WASHINGTON - The US on Monday said it was likely to impose prohibitive tariffs against Vietnam's sales of catfish to the US, cutting off one of Vietnam's fastest-growing exports just one year after the two countries concluded a free trade agreement.

In a case brought by southern catfish farmers, the US Commerce Department said four Vietnamese companies were dumping catfish in the US at below fair prices. The companies will have to pay duties of between 38 per cent and 62 per cent if the US decides later this year that its own catfish farmers are being hurt by the imports.

The catfish has long been a staple of southern US cooking, and the dispute has pitted the rising political power of the rural US south against efforts by Washington to cultivate closer trade ties with Vietnam. The US has been eager to encourage market reforms in Vietnam since a trade agreement in December 2001.

But Vietnam's success has aroused protectionist pressures. The country has captured about 20 per cent of the $600m US frozen catfish market as part of a successful export drive that has seen sales to the US double since the trade pact was concluded. Vietnam sells more than $2bn in catfish worldwide, one of the country's largest export items, employing between 300,000 and 400,000 people in the country's Mekong delta.

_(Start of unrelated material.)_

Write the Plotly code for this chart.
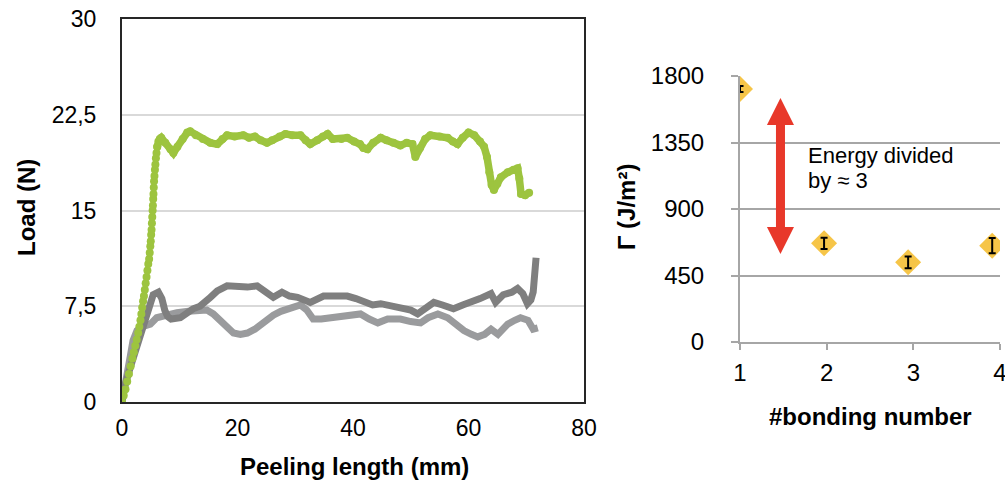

That has led to a political backlash in Washington, which last year included congressional legislation forbidding the Vietnamese from calling their product catfish when they sell it in the US. Instead they must label it "basa catfish" or one of a number of other local varieties. Vietnam warned last week that a negative ruling could hurt trade relations between the two countries.

The US still considers Vietnam as a "non-market economy" for the purpose of determining whether the country is dumping its products unfairly.

By Edward Alden - The Financial Times - January 28, 2003.